Instructional designers don’t seem to want to do anything unless there is research to back up their practices.  I have been successfully running my meetings for decades (decades!) on what I know works best - because I have seen it work best for me.  What is all this scholarship on teaching and learning have to do with how I go about running my academic life?  Is there a Nobel Prize for SOTL?  I don’t think so?

13 -  You May Find Yourself Pairing Up:

The only time that I want to Think-Pair-Share is when I’m on vacation with my wife.  At meetings I try to do none of the 3 things mentioned in that exercise.  At meetings my goal is to Present-Present-Present.  And if I have to pair up to “reflect” - can’t I choose who I pair up with.  Someone I already know.  It is awkward meeting new people at meetings.

14 - Work Is Done At the Meeting:

Instructional designers seem to think meetings are a place to get work done.  In my world there are meetings and there is work - and never the twain shall meet.  If we actually start to get work done at meetings then we will need to call our meetings something else.

15 - Time for Reflection Is Built Into the Meeting:

Instructional designers love to talk about metacognition.  About thinking about thinking.  And instructional designers seemed determined to bring reflection into our meetings.  Me, I like to metacognate in private, with a beer, while watching HBO Now on my iPhone.  Is that so wrong?

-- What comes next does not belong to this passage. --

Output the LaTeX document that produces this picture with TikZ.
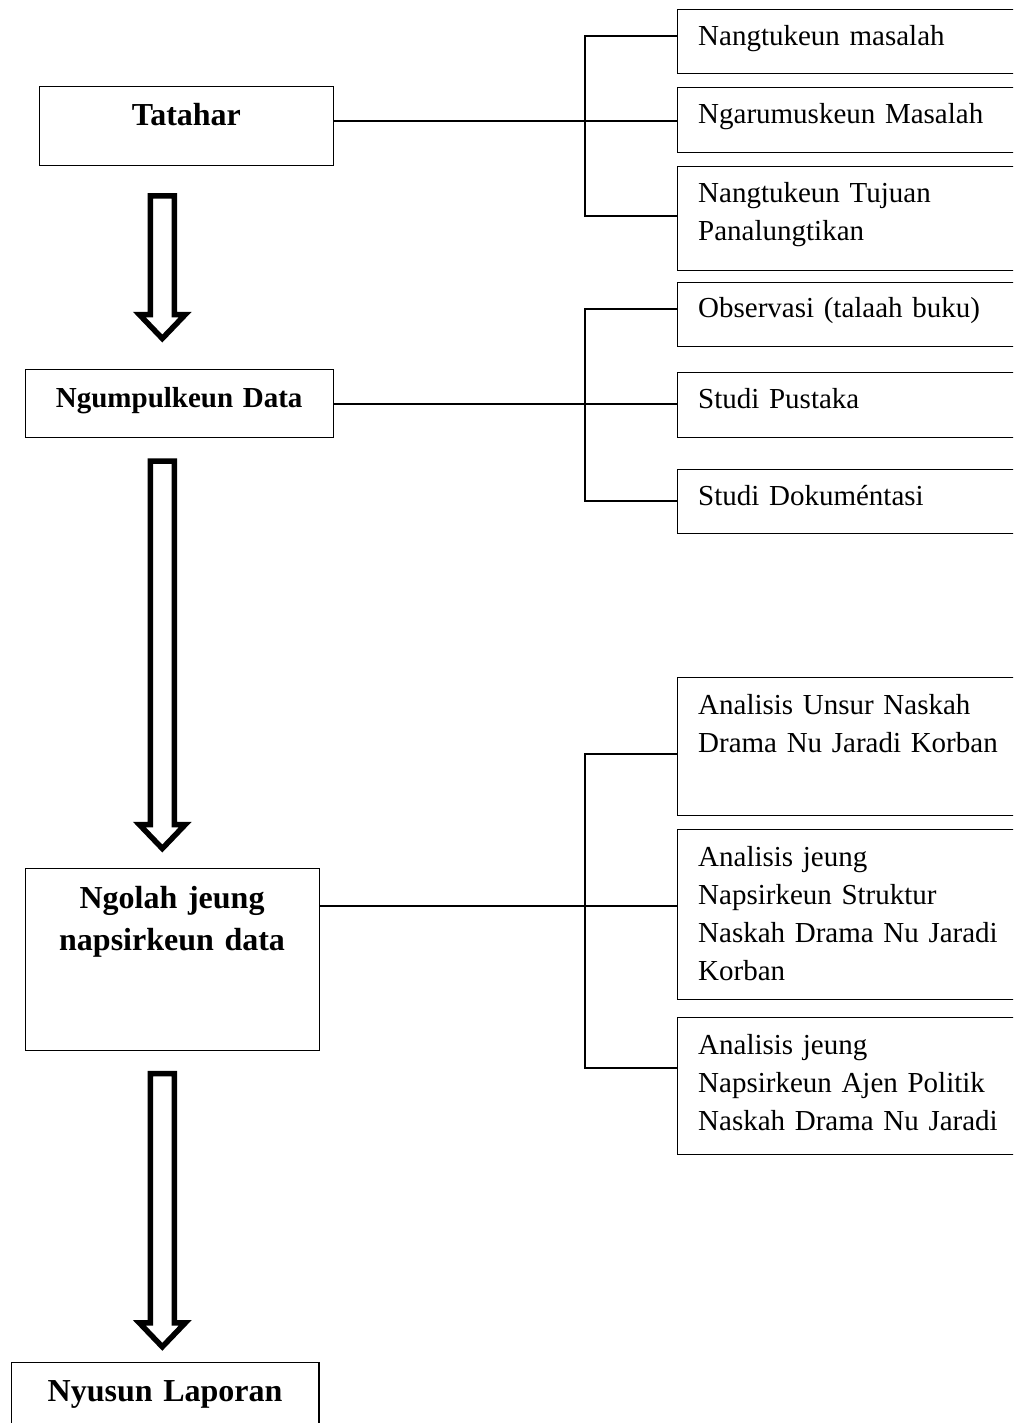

16 - There Might Be A Backchannel:

Every large meeting now seems to have a Twitter backchannel.   I don’t understand the backchannel.  I always feel that I’m missing the real conversation.  People say so much on the Twitter that I can’t keep up.  How do instructional designers live in the front-channel and the backchannel at once?  And how do you know when you are talking to an instructional designer that they wouldn’t rather be tweeting?

17 - If a Deck Is Used in the Meeting, the Deck Does Not Suck:

Nowadays, I feel so much pressure with my slides.  I can no longer use my beloved slides with their 12 point light blue font, sitting on a light yellow slide background.  My slides had so many words on them because they were my roadmap for what I was going to say at the meeting.  I could look at my slides, and never have to look at those attending the meeting.  Instructional designers use slides with images and few just a few words.  People in the back of the room can actually read a slide put together by an instructional designer.  Who can live up to those standards?

18 -  The Meeting Might Just Be an “UnMeeting”:

Unmeetings seem to be just like meetings, except without all the bad stuff about meetings.  At unmeetings the participants create the agenda together, and then design the sessions and interactions that meet the goals of the participants more-or-less on the fly.  Doesn’t this give too much power to the meeting attendees?  Shouldn’t the people planning the meeting get to determine what will be said, and who will say it?

19 - Participants Joining the Meeting Remotely Actually Have a Decent Experience:

Whenever there is a meeting where some people are in the room, and some people are joining by web meeting, the meeting will be terrible.  The people in the room will have one experience, the people online will experience something different.  The people in the room will do most of the talking.  There will be a technical failure in the audio or the video at some point.  This is how it has always been.  What right do instructional designers have in making everyone in a meeting participate in the discussion in the web meeting environment - even when some of us are in the same room?  Why should the meeting experience for the online people be the same as it is for those of us that sacrificed to make it into the office?

20 - Next Steps and Follow-Ups Are Clear:

Perhaps most annoying of all, an instructional designer planned and run meeting will have clear next steps, outcomes, and assigned tasks.  Don’t we all have enough work to do without being assigned work from our meetings?  If tasks are clear and transparent, then how will find time to work on the projects that we think are most important?

How are instructional designers ruining your life?